*WHAT NEEDS TO BE DONE*: Print exactly the lines running from the one that holds "Convert this chart" through the one that holds "import * as", please, and leave the pictures out.

Figure scripts:
——

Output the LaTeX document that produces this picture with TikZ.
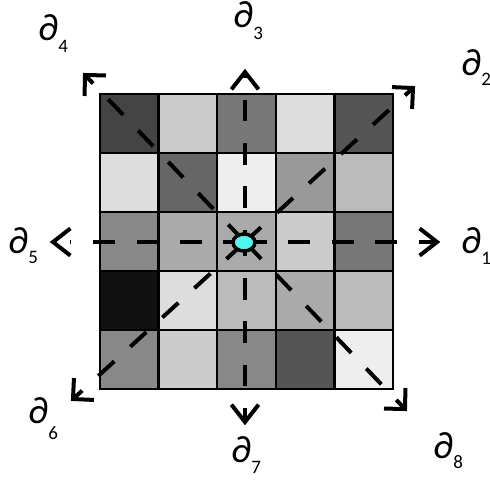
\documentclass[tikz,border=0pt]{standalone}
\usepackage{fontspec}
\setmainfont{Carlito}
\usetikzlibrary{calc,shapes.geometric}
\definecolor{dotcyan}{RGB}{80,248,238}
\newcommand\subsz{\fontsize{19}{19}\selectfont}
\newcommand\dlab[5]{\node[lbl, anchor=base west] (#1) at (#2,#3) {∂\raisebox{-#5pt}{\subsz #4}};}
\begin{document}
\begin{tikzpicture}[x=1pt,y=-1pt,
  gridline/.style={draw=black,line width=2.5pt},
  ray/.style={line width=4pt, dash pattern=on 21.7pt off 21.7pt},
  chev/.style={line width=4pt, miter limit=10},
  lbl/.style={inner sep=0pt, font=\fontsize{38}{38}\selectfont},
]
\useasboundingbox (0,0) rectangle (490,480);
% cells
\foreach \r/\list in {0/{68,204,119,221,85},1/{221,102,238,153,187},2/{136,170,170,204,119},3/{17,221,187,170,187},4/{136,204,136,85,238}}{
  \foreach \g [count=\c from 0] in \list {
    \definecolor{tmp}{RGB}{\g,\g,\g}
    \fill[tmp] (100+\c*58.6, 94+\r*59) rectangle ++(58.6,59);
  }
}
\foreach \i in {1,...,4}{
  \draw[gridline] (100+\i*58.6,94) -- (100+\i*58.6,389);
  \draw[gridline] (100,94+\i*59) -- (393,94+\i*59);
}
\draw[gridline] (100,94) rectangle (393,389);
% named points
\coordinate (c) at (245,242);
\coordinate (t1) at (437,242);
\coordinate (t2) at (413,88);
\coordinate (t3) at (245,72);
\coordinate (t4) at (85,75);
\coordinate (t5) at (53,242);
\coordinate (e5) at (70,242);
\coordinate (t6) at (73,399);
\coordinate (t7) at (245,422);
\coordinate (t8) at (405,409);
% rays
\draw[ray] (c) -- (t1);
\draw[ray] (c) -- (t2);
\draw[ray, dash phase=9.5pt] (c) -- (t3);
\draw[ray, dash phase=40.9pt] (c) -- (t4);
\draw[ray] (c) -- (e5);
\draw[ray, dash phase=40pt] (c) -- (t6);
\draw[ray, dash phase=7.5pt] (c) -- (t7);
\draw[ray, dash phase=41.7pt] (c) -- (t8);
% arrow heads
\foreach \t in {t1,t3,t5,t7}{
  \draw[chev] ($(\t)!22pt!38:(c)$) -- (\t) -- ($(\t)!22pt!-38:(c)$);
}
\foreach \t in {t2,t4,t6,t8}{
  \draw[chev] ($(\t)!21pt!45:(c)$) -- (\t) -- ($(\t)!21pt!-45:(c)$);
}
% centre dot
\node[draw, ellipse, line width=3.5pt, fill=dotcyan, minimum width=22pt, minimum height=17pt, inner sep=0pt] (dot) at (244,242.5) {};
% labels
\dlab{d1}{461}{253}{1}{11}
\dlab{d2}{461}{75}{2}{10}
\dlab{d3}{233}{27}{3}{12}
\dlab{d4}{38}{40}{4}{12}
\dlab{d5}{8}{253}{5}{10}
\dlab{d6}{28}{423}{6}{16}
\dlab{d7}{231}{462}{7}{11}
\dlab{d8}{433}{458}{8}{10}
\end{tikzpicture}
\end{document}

——

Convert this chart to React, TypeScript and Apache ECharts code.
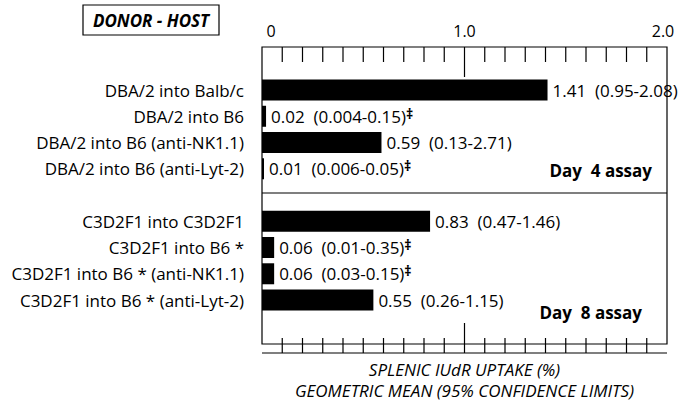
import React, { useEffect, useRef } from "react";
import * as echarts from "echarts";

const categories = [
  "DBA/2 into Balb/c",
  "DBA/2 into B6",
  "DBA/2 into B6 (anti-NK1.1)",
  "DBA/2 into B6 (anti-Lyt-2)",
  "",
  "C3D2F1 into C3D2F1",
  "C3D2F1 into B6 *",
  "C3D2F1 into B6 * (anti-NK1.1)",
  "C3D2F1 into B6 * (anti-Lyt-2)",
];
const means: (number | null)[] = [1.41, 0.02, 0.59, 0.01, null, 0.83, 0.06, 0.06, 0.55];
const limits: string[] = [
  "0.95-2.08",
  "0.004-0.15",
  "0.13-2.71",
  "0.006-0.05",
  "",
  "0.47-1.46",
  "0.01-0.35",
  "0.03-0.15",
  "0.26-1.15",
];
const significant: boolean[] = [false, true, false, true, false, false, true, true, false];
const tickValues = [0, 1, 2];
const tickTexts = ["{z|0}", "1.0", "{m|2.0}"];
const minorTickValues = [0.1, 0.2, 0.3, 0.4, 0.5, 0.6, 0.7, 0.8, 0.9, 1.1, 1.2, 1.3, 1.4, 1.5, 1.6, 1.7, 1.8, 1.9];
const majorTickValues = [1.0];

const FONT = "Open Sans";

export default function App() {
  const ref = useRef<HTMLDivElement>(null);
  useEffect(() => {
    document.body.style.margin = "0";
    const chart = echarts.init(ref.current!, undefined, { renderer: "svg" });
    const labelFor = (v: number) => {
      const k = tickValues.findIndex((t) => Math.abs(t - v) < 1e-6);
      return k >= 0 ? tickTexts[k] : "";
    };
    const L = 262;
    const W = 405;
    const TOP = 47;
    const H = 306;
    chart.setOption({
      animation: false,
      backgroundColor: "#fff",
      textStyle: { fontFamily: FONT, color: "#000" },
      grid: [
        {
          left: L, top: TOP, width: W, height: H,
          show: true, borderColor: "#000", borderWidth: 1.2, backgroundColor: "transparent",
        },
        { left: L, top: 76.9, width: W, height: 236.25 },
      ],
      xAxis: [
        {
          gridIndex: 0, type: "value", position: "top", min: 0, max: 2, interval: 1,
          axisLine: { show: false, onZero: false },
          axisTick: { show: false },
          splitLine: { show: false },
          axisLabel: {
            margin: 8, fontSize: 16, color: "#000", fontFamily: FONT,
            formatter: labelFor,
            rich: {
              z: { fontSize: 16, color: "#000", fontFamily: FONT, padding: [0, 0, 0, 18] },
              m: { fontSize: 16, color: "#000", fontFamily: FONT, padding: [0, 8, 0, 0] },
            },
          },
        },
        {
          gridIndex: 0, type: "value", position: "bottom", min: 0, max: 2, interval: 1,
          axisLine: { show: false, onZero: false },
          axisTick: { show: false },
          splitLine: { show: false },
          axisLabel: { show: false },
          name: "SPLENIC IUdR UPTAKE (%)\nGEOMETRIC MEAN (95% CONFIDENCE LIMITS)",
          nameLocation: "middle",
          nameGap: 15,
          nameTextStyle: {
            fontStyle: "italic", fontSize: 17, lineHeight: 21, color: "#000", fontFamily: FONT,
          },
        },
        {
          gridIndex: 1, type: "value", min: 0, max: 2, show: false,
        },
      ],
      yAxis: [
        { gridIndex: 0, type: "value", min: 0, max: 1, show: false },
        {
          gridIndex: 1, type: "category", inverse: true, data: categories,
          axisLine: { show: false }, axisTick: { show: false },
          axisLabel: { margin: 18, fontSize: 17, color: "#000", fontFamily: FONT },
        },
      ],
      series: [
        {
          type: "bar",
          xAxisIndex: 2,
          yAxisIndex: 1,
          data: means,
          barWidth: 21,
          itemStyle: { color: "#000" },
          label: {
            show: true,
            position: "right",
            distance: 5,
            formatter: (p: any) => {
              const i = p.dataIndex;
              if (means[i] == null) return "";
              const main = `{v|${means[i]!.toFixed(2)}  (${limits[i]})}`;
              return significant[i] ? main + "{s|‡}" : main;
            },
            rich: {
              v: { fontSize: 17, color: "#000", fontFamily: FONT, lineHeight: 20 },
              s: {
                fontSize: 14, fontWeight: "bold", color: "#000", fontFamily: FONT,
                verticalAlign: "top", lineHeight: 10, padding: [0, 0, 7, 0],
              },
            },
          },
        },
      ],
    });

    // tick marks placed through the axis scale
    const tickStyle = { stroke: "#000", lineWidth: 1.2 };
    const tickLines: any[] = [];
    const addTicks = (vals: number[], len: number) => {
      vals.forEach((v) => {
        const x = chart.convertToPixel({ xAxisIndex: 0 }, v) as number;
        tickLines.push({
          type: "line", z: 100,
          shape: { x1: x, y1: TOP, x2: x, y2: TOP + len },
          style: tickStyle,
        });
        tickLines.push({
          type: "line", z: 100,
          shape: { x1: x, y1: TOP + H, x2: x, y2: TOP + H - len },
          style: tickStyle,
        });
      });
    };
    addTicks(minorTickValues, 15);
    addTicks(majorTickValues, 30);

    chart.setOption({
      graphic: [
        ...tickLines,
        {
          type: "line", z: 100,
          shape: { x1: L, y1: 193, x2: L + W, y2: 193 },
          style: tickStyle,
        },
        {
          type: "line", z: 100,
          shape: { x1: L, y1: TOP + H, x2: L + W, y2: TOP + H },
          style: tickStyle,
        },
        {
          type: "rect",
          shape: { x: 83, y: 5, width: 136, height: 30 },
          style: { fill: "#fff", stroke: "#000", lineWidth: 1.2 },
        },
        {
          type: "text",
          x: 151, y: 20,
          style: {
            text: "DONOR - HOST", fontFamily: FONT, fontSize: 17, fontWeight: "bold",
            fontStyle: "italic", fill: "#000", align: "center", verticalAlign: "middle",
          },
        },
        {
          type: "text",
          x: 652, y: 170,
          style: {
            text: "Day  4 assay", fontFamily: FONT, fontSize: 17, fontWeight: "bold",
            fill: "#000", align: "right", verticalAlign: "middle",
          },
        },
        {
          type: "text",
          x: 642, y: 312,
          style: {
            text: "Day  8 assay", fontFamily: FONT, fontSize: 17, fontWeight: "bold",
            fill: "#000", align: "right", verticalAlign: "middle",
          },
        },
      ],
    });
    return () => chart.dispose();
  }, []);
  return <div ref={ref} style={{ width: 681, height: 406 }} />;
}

——

*EXERCISE RESPONSE*:
Convert this chart to React, TypeScript and Apache ECharts code.
import React, { useEffect, useRef } from "react";
import * as echarts from "echarts";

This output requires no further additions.